Так... все по новой, да, Веня? Опять за свое? Не Сорогин, так Вятские?
Он вертелся с боку на бок, словно марионетка, которую кто-то дергает за нитки. Нитками были мысли.
Вряд ли несчастья Ларисы связаны с делами сердечными. Что-то тут другое... причем это известно соседям. Те два жестоких красавчика-близнеца, к примеру, отлично знают, что приключилось с Эллочкой, как они ее называют. Что это они болтали?
«Про то, что она Лариса, все давно уже забыли! С самого лета ее только Эллочкой зовут».
А когда Веня удивился, дескать, почему, один из близнецов ляпнул: «А вы разве не читали в газете?..»
Что ж такое должно быть в газете про Ларису-Эллочку? И с чем связано для Вениамина это имя – Эллочка – довольно-таки миленькое имя, между прочим, – что при воспоминании о нем тошнота подкатывает к горлу?
Газета, газета... Газет много. Центральные, областные, городские. Государственные и частные. Приличные и скандальные. Однозначно – надо искать в скандальной городской.
«Ага, все-таки ты будешь искать?» – ехидно спросил кто-то – может, привычно покинутый Морфей? Веня угрюмо кивнул. Морфей окончательно разозлился и подал в отставку, а Белинский пошел к письменному столу. Где-то тут в ящике должен валяться читательский билет областной библиотеки. Посмотреть, со скольки работает зал периодики. Тот, который притулился в старом храме на Ильинке. Так, вот билет... На обороте отпечатано расписание, телефоны. Ого! Да ведь в субботу выходной день. Сегодня суббота. Вот же гадство...

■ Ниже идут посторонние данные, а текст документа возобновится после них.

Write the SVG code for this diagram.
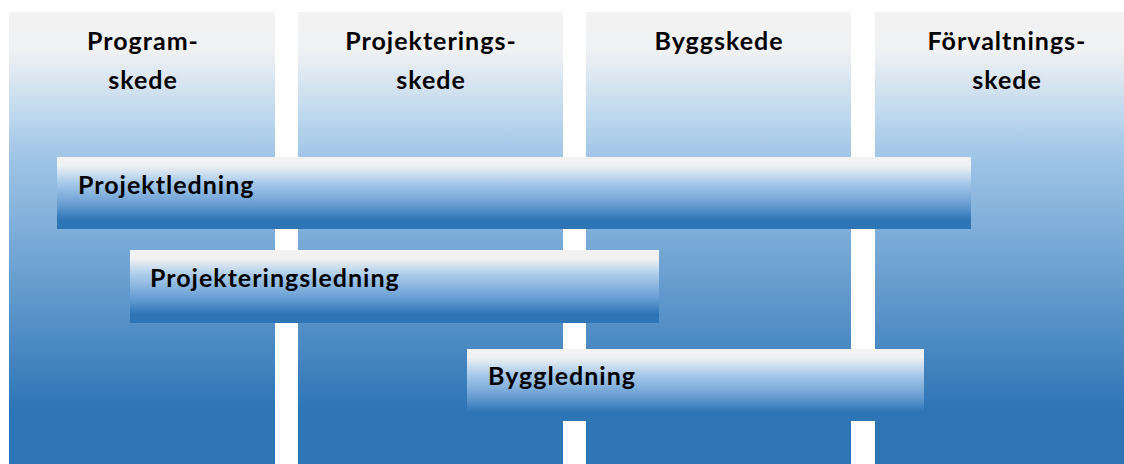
<svg xmlns="http://www.w3.org/2000/svg" width="1124" height="464" viewBox="0 0 1124 464">
  <defs>
    <!-- phase column fill: pale grey top fading to saturated blue -->
    <linearGradient id="colFill" x1="0" y1="12" x2="0" y2="464" gradientUnits="userSpaceOnUse">
      <stop offset="0" stop-color="#f2f2f2"/>
      <stop offset="0.085" stop-color="#f0f1f3"/>
      <stop offset="0.23" stop-color="#bdd7ee"/>
      <stop offset="0.33" stop-color="#9dc3e6"/>
      <stop offset="0.88" stop-color="#2e75b6"/>
      <stop offset="1" stop-color="#2e75b6"/>
    </linearGradient>
    <!-- role bar fill -->
    <linearGradient id="barFill" x1="0" y1="0" x2="0" y2="1">
      <stop offset="0" stop-color="#f2f2f2"/>
      <stop offset="0.12" stop-color="#f0f1f3"/>
      <stop offset="0.35" stop-color="#a9cbea"/>
      <stop offset="0.65" stop-color="#6a9fd3"/>
      <stop offset="0.88" stop-color="#2e75b6"/>
      <stop offset="1" stop-color="#2e75b6"/>
    </linearGradient>
    <style>
      .col { fill: url(#colFill); }
      .bar { fill: url(#barFill); }
      .lbl { font-family: Lato, "Open Sans", "Liberation Sans", sans-serif; font-weight: bold; font-size: 25px; letter-spacing: 1px; fill: #000; }
      .head { text-anchor: middle; }
    </style>
  </defs>

  <rect width="1124" height="464" fill="#ffffff"/>

  <!-- phases -->
  <g id="phase-program">
    <rect class="col" x="9" y="12" width="266" height="452"/>
    <text class="lbl head" x="143" y="50">Program-</text>
    <text class="lbl head" x="143" y="89">skede</text>
  </g>
  <g id="phase-projektering">
    <rect class="col" x="298" y="12" width="265" height="452"/>
    <text class="lbl head" x="431" y="50">Projekterings-</text>
    <text class="lbl head" x="431" y="89">skede</text>
  </g>
  <g id="phase-bygg">
    <rect class="col" x="586" y="12" width="265" height="452"/>
    <text class="lbl head" x="719" y="50">Byggskede</text>
  </g>
  <g id="phase-forvaltning">
    <rect class="col" x="875" y="12" width="265" height="452"/>
    <text class="lbl head" x="1007" y="50">Förvaltnings-</text>
    <text class="lbl head" x="1007" y="89">skede</text>
  </g>

  <!-- roles -->
  <g id="role-projektledning">
    <rect class="bar" x="57" y="157" width="914" height="72"/>
    <text class="lbl" x="78" y="194">Projektledning</text>
  </g>
  <g id="role-projekteringsledning">
    <rect class="bar" x="130" y="250" width="529" height="73"/>
    <text class="lbl" x="150" y="287">Projekteringsledning</text>
  </g>
  <g id="role-byggledning">
    <rect class="bar" x="467" y="349" width="457" height="72"/>
    <text class="lbl" x="488" y="385">Byggledning</text>
  </g>

  <g id="connectors"/>
</svg>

Ну не судьба так не судьба. Оставь, Веня, свои детективные бредни, займись простым, конкретным, нужным делом. Только таким делом можно отвлечься от навязчивых мыслей. Домашними заботами, например. Таких забот у него не больно много – благодаря прежде всего Алевтине Васильевне, которая коня на скаку остановит между делом, в горящую избу запросто войдет, если это нужно, а уж там гвоздь вбить, прокладку в протекающем кране сменить, ковры вынести во двор и выбить, люстру перевесить – это ей вообще раз плюнуть. Существовало только одно на свете дело, с которым не могла справиться мадам теща: покрасить что-нибудь железное. То есть деревянные поверхности – сколько угодно, а на краску для металла у Алевтины Васильевны была аллергия. Между тем покраски настоятельно требовала именно металлическая поверхность: протекла водная часть в газовой колонке, деталь сменили, но покрасить заржавевшую от протечки трубу руки у Вени не доходили. А когда доходили, Алевтина Васильевна оказывалась дома и работать было нельзя. Но вот сейчас как раз так сошлось, что тещи нет – уехала помогать подруге на даче собирать смородину, – а у Вени сна ни в одном глазу.

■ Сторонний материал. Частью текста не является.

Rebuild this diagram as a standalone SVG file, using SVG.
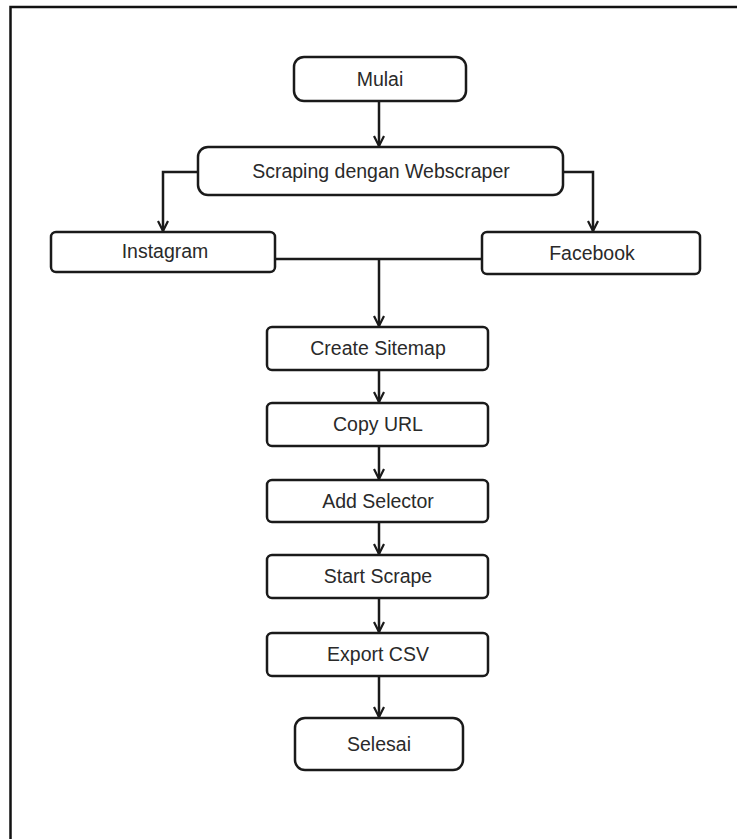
<svg xmlns="http://www.w3.org/2000/svg" width="737" height="839" viewBox="0 0 737 839">
<defs>
<marker id="ah" viewBox="0 0 12 12" refX="11" refY="6" markerWidth="12" markerHeight="12" markerUnits="userSpaceOnUse" orient="auto">
<path d="M1,1 L11,6 L1,11" fill="none" stroke="#1a1a1a" stroke-width="2.2"/>
</marker>
<style>
.b{fill:#fff;stroke:#1a1a1a;stroke-width:2.5}
.t{font-family:"Liberation Sans",Arial,sans-serif;font-size:19.5px;fill:#2a2a2a;text-anchor:middle;dominant-baseline:central}
.c{fill:none;stroke:#1a1a1a;stroke-width:2.5}
</style>
</defs>
<rect width="737" height="839" fill="#fff"/>
<path d="M10.5,839 V7 H737" fill="none" stroke="#111" stroke-width="2.5"/>
<g id="connectors">
<path class="c" d="M379,101 V146" marker-end="url(#ah)"/>
<path class="c" d="M198,172 H163 V231" marker-end="url(#ah)"/>
<path class="c" d="M563,172 H593 V231" marker-end="url(#ah)"/>
<path class="c" d="M275,259 H482"/>
<path class="c" d="M379,259 V326" marker-end="url(#ah)"/>
<path class="c" d="M379,370 V402" marker-end="url(#ah)"/>
<path class="c" d="M379,446 V479" marker-end="url(#ah)"/>
<path class="c" d="M379,522 V554" marker-end="url(#ah)"/>
<path class="c" d="M379,598 V632" marker-end="url(#ah)"/>
<path class="c" d="M379,676 V717" marker-end="url(#ah)"/>
</g>
<g id="mulai"><rect class="b" x="294" y="57" width="172" height="44" rx="10"/><text class="t" x="380" y="79">Mulai</text></g>
<g id="scraping"><rect class="b" x="198" y="147" width="365" height="48" rx="10"/><text class="t" x="381" y="171">Scraping dengan Webscraper</text></g>
<g id="instagram"><rect class="b" x="51" y="232" width="224" height="40" rx="5"/><text class="t" x="165" y="251">Instagram</text></g>
<g id="facebook"><rect class="b" x="482" y="232" width="218" height="42" rx="5"/><text class="t" x="592" y="253">Facebook</text></g>
<g id="create-sitemap"><rect class="b" x="267" y="327" width="221" height="43" rx="5"/><text class="t" x="378" y="348">Create Sitemap</text></g>
<g id="copy-url"><rect class="b" x="267" y="403" width="221" height="43" rx="5"/><text class="t" x="378" y="424">Copy URL</text></g>
<g id="add-selector"><rect class="b" x="267" y="480" width="221" height="42" rx="5"/><text class="t" x="378" y="501">Add Selector</text></g>
<g id="start-scrape"><rect class="b" x="267" y="555" width="221" height="43" rx="5"/><text class="t" x="378" y="576">Start Scrape</text></g>
<g id="export-csv"><rect class="b" x="267" y="633" width="221" height="43" rx="5"/><text class="t" x="378" y="654">Export CSV</text></g>
<g id="selesai"><rect class="b" x="295" y="718" width="168" height="52" rx="10"/><text class="t" x="379" y="744">Selesai</text></g>
</svg>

Полезное с приятным, так сказать.
Он достал загодя купленную маленькую баночку с эмалью, кисточку, расстелил под трубой несколько старых газет и взялся за работу.
Впрочем, если Веня надеялся, что разгадка осенит его в приливе трудового энтуазизма, то глубоко ошибался. Он выкрасил проржавевшую трубу, потом, найдя диссонанс отвратительным, покрасил и вторую, а прежние вопросы так и реяли вокруг, словно мухи, привлеченные запахом краски... если бывают такие противоестественные мухи, конечно. Но всякое дело имеет свое завершение. Когда красить оказалось больше нечего, Веня закрыл баночку, поставил кисть в растворитель, унес обе банки в шкафчик на балкон, чтобы ничто не оскорбляло обоняния любимой тещи, и начал сворачивать газеты, которые лежали на полу ванной комнаты.